Розанов настаивал на связи метафизической загадки Гоголя с половой сферой. Розанов, как известно, много писал о поле. Параллельно Фрейду он развивал теорию зависимости духовной жизни человека от своеобразия его половой структуры (см., в частности, его книгу "Люди лунного света"). Теория Розанова не воплотилась в какую-либо последовательную систему, ибо последовательная система и Розанов суть вещи несовместимые, однако его идеи были вполне ясны.

"Интересна половая загадка Гоголя... -- пишет Розанов во втором "коробе" "Опавших листьев" (1915). -- Он, бесспорно, "не знал женщины". Что же было? Поразительная яркость кисти везде, где он говорит о покойниках... Везде покойник у него живет удвоенной жизнью, покойник -- нигде не "мертв", тогда как живые люди удивительно мертвы... Ведь ни одного мужского покойника он не описал, точно мужчины не умирают"48. Но они, конечно, умирают, а только Гоголь нисколько ими не интересовался. Он вывел целый пансион покойниц, и не старух, а все "молоденьких и хорошеньких"49.
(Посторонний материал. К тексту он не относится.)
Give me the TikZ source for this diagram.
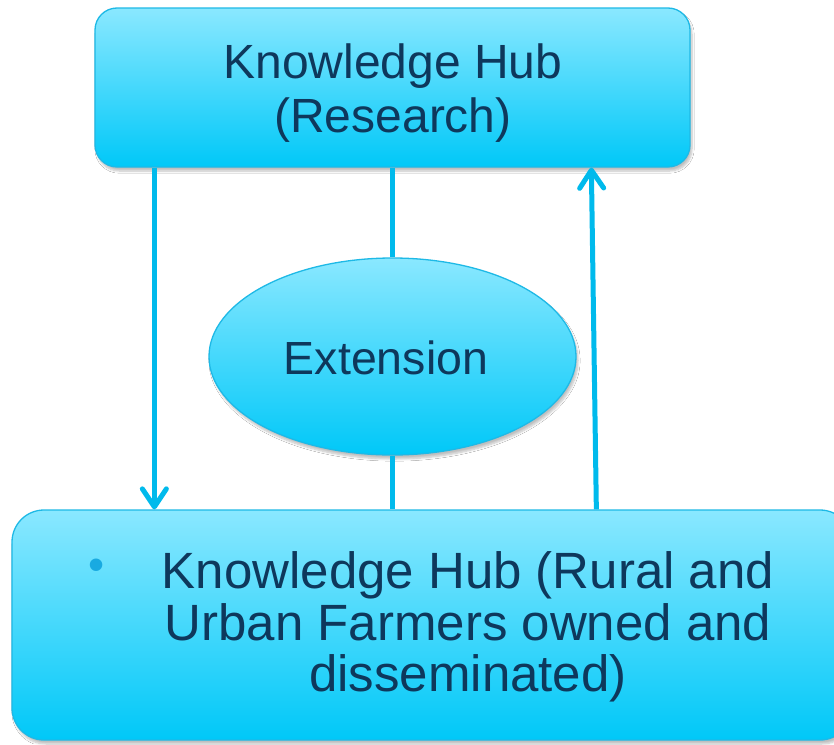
\documentclass[tikz,border=0pt]{standalone}
\usepackage{fontspec}
\setmainfont{Liberation Sans}
\usetikzlibrary{shapes.geometric,arrows.meta,shadows.blur}
\definecolor{txt}{RGB}{14,56,92}
\definecolor{edge}{RGB}{30,185,230}
\definecolor{lineblue}{RGB}{0,186,236}
\definecolor{gtop}{RGB}{138,232,255}
\definecolor{gbot}{RGB}{0,200,248}
\definecolor{bullet}{RGB}{25,170,225}
\tikzset{
  boxfill/.style={draw=edge, line width=1.3pt, top color=gtop, bottom color=gbot, middle color=gtop!50!gbot,
    blur shadow={shadow xshift=2pt, shadow yshift=-4pt, shadow blur steps=6, shadow opacity=25}},
  hubbox/.style={boxfill, rounded corners=22pt, inner sep=0pt},
  extell/.style={boxfill, ellipse, inner sep=0pt},
  conn/.style={draw=lineblue, line width=5pt},
  tip/.style={-{Straight Barb[length=18pt,width=24pt,line cap=round,line join=round]}},
}
\begin{document}
\begin{tikzpicture}[x=1pt,y=-1pt]
\clip (0,0) rectangle (834,744);
\useasboundingbox (0,0) rectangle (834,744);
\fill[white] (0,0) rectangle (834,744);
% nodes
\node[hubbox, minimum width=595pt, minimum height=159pt] (top) at (392.5,87.5) {};
\node[hubbox, rounded corners=32pt, minimum width=840pt, minimum height=230pt] (bot) at (432,625) {};
\node[extell, minimum width=367pt, minimum height=197pt] (ext) at (392.5,356.5) {};
% connectors
\draw[conn,tip] ([xshift=60pt]top.south west) -- ([xshift=143pt]bot.north west);
\draw[conn] (top.south) -- (ext.north);
\draw[conn] (ext.south) -- (ext.south |- bot.north);
\draw[conn,tip] ([xshift=585pt]bot.north west) -- ([xshift=497pt]top.south west);
% texts
\node[text=txt, align=center, font=\fontsize{48}{54}\selectfont] (toptext) at (393,93) {Knowledge Hub\\(Research)};
\node[text=txt, font=\fontsize{46.5}{56}\selectfont] (exttext) at (386,358) {Extension};
\node[text=txt, align=center, font=\fontsize{51}{51.5}\selectfont] (bottext) at (468,627)
  {Knowledge Hub (Rural and\\Urban Farmers owned and\\disseminated)};
\node[text=bullet, font=\fontsize{46}{46}\selectfont] (bul) at (97,570) {•};
\end{tikzpicture}
\end{document}
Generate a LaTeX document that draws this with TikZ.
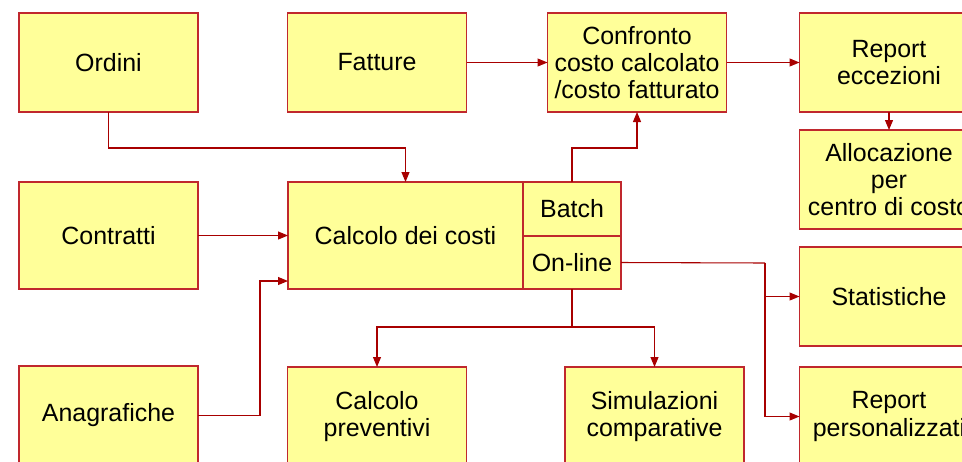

Возможно, что розановская гипотеза о предрасположенности Гоголя к некрофилии ужаснет читателя, покажется ему возмутительной, но мне думается, что она прежде всего наивна. Сам Розанов не раз писал о смерти. И каждое его слово о смерти -- вопль: "Смерти я боюсь, смерти я не хочу, смерти я ужасаюсь", или "Я кончен. Зачем же я жил?!!!", или (любимое Мандельштамом): "Какой это ужас, что человек (вечный филолог) нашел слово для этого -"смерть". Разве это возможно как-нибудь назвать? Разве оно имеет имя? Имя -уже определение, уже "что-то знаем". Но ведь мы же об этом ничего незнаем. И, произнося в разговорах "смерть", мы как бы танцуем в бланманже для ужина или спрашиваем: "сколько часов в миске супа"50. Но разговор о некрофилии Гоголя, в сущности, значит то, что Розанов не захотел заметить схожего, трагического отношения Гоголя к смерти, не понял того, что яркость гоголевской кисти "везде, где он говорит о покойниках", имеет своей причиной не физиологический порок, а жгучий интерес писателя к самой неразрешимой проблеме смерти и страх перед ней (он выразился, в частности, в "Завещании"). Перед этим страхом, перед загадкой смерти, перед вопросом о смысле существования и литературы на грани, небытия розановский домысел неудовлетворителен. Тема "Гоголь и женщины" -- достаточно нестандартная тема (здесь осталось много . загадок), но другая тема: "Гоголь и смерть" -- ею явно не объясняется. Некрофилия пугает своим психофизиологическим вывертом, но остается в ряду сексуальной патологии. Смерть выпадает из всякого ряда, и в этом смысле она приобретает значение абсолютной патологии. Гоголь входил в заповедный мир смерти не как извращенец, слепой к смерти, по сути дела, подменяющий смерть похотью, а как платоновский "безумец", ищущий возможность через смерть объяснить, понять и принять жизнь.

2. ГОГОЛЬ И РЕВОЛЮЦИЯ

Никто не мог быть более решительным критиком розановского отношения или, я бы даже сказал, поведения по отношению к Гоголю, нежели сам Розанов, который совсем с иной точки зрения взглянул на творчество Гоголя после революционных событий 1917 года.

После революции мысль Розанова расслоилась. С одной стороны, он объявил русскую литературу виновницей революции и тем самым оказался в роли пророка, пророчество которого осуществилось. Не он ли все время предупреждал, предостерегал? "Собственно, никакого сомнения,-- писал Розанов в своей последней книге "Апокалипсис нашего времени" (1918), -- что Россию убила литература. Из слагающих "разложителей" России ни одного нет нелитературного происхождения"51. Он развивает свою идею в статье "Таинственные соотношения": "После того, как были прокляты помещики у Гоголя и Гончарова ("Обломов"), администрация у Щедрина ("Господа Ташкентцы"), история ("История одного города"), купцы у Островского, духовенство у Лескова ("Мелочи архиерейской жизни") и, наконец, вот самая семья у Тургенева ("Отцы и дети" Тургенева перешли в какую-то чахотку русской семьи", -- пишет Розанов в той же статье. -- В. Е.), русскому человеку не осталось ничего любить, кроме прибауток, песенок и сказочек. Отсюда и произошла революция. "Что же мне делать, что же мне наконец делать". "Все -вдребезги"!!" 52.